### Supplied material
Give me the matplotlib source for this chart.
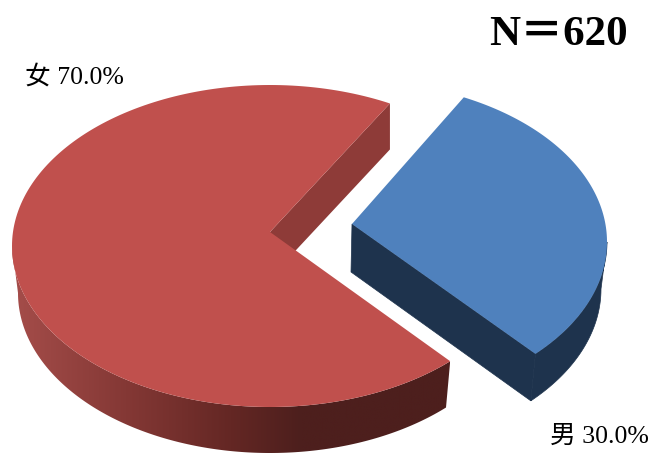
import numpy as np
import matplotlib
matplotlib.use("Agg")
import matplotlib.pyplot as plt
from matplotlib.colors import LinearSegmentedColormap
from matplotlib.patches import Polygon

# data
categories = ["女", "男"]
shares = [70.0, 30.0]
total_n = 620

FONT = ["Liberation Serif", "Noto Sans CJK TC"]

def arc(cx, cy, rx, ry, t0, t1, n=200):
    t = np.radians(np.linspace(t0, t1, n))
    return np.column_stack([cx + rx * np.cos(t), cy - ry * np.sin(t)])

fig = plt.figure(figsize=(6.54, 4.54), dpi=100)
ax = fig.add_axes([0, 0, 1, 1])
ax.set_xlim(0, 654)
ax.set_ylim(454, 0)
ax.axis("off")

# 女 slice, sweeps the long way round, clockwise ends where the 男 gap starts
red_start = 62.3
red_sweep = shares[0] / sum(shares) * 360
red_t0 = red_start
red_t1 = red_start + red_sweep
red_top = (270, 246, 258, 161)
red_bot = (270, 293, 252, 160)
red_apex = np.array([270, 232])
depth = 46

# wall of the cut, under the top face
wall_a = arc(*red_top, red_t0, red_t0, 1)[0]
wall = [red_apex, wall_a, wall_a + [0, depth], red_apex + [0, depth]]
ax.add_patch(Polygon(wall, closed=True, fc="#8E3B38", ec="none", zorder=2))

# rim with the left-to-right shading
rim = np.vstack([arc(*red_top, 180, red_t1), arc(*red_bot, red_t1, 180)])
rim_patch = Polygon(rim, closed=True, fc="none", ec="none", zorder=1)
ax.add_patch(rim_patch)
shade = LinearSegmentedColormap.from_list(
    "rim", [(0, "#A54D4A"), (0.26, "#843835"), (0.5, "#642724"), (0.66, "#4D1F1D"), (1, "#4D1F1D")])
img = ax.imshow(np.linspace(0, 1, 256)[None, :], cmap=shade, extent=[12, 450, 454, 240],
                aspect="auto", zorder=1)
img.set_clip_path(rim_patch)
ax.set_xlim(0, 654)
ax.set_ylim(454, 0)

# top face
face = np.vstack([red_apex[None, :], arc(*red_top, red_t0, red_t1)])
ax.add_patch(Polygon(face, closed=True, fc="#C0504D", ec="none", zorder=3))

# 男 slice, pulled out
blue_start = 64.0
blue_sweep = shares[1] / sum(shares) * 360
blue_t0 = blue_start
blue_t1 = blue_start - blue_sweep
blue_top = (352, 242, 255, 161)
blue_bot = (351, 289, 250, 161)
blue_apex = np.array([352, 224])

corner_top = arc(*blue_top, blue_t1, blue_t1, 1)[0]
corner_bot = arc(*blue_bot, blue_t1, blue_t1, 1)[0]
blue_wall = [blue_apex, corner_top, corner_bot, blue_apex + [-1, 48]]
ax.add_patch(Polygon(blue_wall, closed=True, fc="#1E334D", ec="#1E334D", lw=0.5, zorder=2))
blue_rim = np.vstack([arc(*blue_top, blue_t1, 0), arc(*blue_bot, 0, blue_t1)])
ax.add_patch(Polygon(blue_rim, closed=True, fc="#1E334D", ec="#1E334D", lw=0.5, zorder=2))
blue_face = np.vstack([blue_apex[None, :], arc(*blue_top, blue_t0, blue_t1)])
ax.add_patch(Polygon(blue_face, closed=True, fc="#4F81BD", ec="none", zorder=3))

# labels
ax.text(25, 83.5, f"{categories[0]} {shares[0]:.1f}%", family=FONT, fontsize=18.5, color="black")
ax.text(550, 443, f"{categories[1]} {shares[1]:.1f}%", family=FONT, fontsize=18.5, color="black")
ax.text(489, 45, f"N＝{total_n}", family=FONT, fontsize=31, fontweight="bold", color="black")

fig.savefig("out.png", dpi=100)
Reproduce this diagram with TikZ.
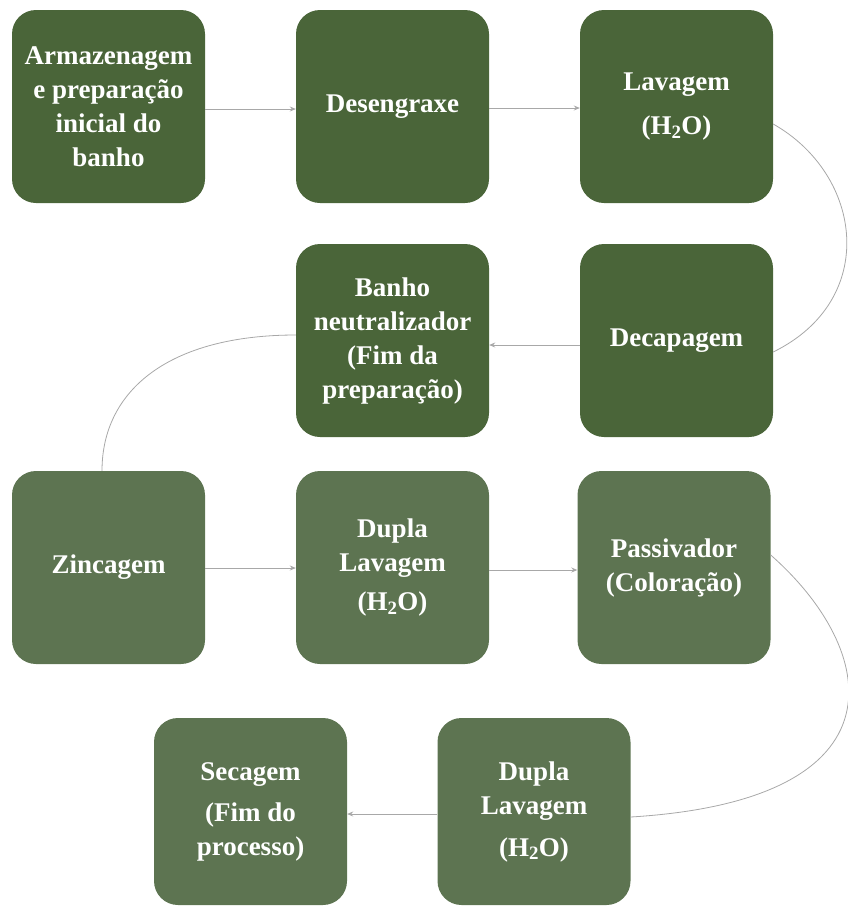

### Short task
Restate each entry word for word, leaving out any pictures.

### Result for this task
Give me the matplotlib source for this chart.
import numpy as np
import matplotlib
matplotlib.use("Agg")
import matplotlib.pyplot as plt
from matplotlib.colors import LinearSegmentedColormap
from matplotlib.patches import Polygon

# data
categories = ["女", "男"]
shares = [70.0, 30.0]
total_n = 620

FONT = ["Liberation Serif", "Noto Sans CJK TC"]

def arc(cx, cy, rx, ry, t0, t1, n=200):
    t = np.radians(np.linspace(t0, t1, n))
    return np.column_stack([cx + rx * np.cos(t), cy - ry * np.sin(t)])

fig = plt.figure(figsize=(6.54, 4.54), dpi=100)
ax = fig.add_axes([0, 0, 1, 1])
ax.set_xlim(0, 654)
ax.set_ylim(454, 0)
ax.axis("off")

# 女 slice, sweeps the long way round, clockwise ends where the 男 gap starts
red_start = 62.3
red_sweep = shares[0] / sum(shares) * 360
red_t0 = red_start
red_t1 = red_start + red_sweep
red_top = (270, 246, 258, 161)
red_bot = (270, 293, 252, 160)
red_apex = np.array([270, 232])
depth = 46

# wall of the cut, under the top face
wall_a = arc(*red_top, red_t0, red_t0, 1)[0]
wall = [red_apex, wall_a, wall_a + [0, depth], red_apex + [0, depth]]
ax.add_patch(Polygon(wall, closed=True, fc="#8E3B38", ec="none", zorder=2))

# rim with the left-to-right shading
rim = np.vstack([arc(*red_top, 180, red_t1), arc(*red_bot, red_t1, 180)])
rim_patch = Polygon(rim, closed=True, fc="none", ec="none", zorder=1)
ax.add_patch(rim_patch)
shade = LinearSegmentedColormap.from_list(
    "rim", [(0, "#A54D4A"), (0.26, "#843835"), (0.5, "#642724"), (0.66, "#4D1F1D"), (1, "#4D1F1D")])
img = ax.imshow(np.linspace(0, 1, 256)[None, :], cmap=shade, extent=[12, 450, 454, 240],
                aspect="auto", zorder=1)
img.set_clip_path(rim_patch)
ax.set_xlim(0, 654)
ax.set_ylim(454, 0)

# top face
face = np.vstack([red_apex[None, :], arc(*red_top, red_t0, red_t1)])
ax.add_patch(Polygon(face, closed=True, fc="#C0504D", ec="none", zorder=3))

# 男 slice, pulled out
blue_start = 64.0
blue_sweep = shares[1] / sum(shares) * 360
blue_t0 = blue_start
blue_t1 = blue_start - blue_sweep
blue_top = (352, 242, 255, 161)
blue_bot = (351, 289, 250, 161)
blue_apex = np.array([352, 224])

corner_top = arc(*blue_top, blue_t1, blue_t1, 1)[0]
corner_bot = arc(*blue_bot, blue_t1, blue_t1, 1)[0]
blue_wall = [blue_apex, corner_top, corner_bot, blue_apex + [-1, 48]]
ax.add_patch(Polygon(blue_wall, closed=True, fc="#1E334D", ec="#1E334D", lw=0.5, zorder=2))
blue_rim = np.vstack([arc(*blue_top, blue_t1, 0), arc(*blue_bot, 0, blue_t1)])
ax.add_patch(Polygon(blue_rim, closed=True, fc="#1E334D", ec="#1E334D", lw=0.5, zorder=2))
blue_face = np.vstack([blue_apex[None, :], arc(*blue_top, blue_t0, blue_t1)])
ax.add_patch(Polygon(blue_face, closed=True, fc="#4F81BD", ec="none", zorder=3))

# labels
ax.text(25, 83.5, f"{categories[0]} {shares[0]:.1f}%", family=FONT, fontsize=18.5, color="black")
ax.text(550, 443, f"{categories[1]} {shares[1]:.1f}%", family=FONT, fontsize=18.5, color="black")
ax.text(489, 45, f"N＝{total_n}", family=FONT, fontsize=31, fontweight="bold", color="black")

fig.savefig("out.png", dpi=100)
Reproduce this diagram with TikZ.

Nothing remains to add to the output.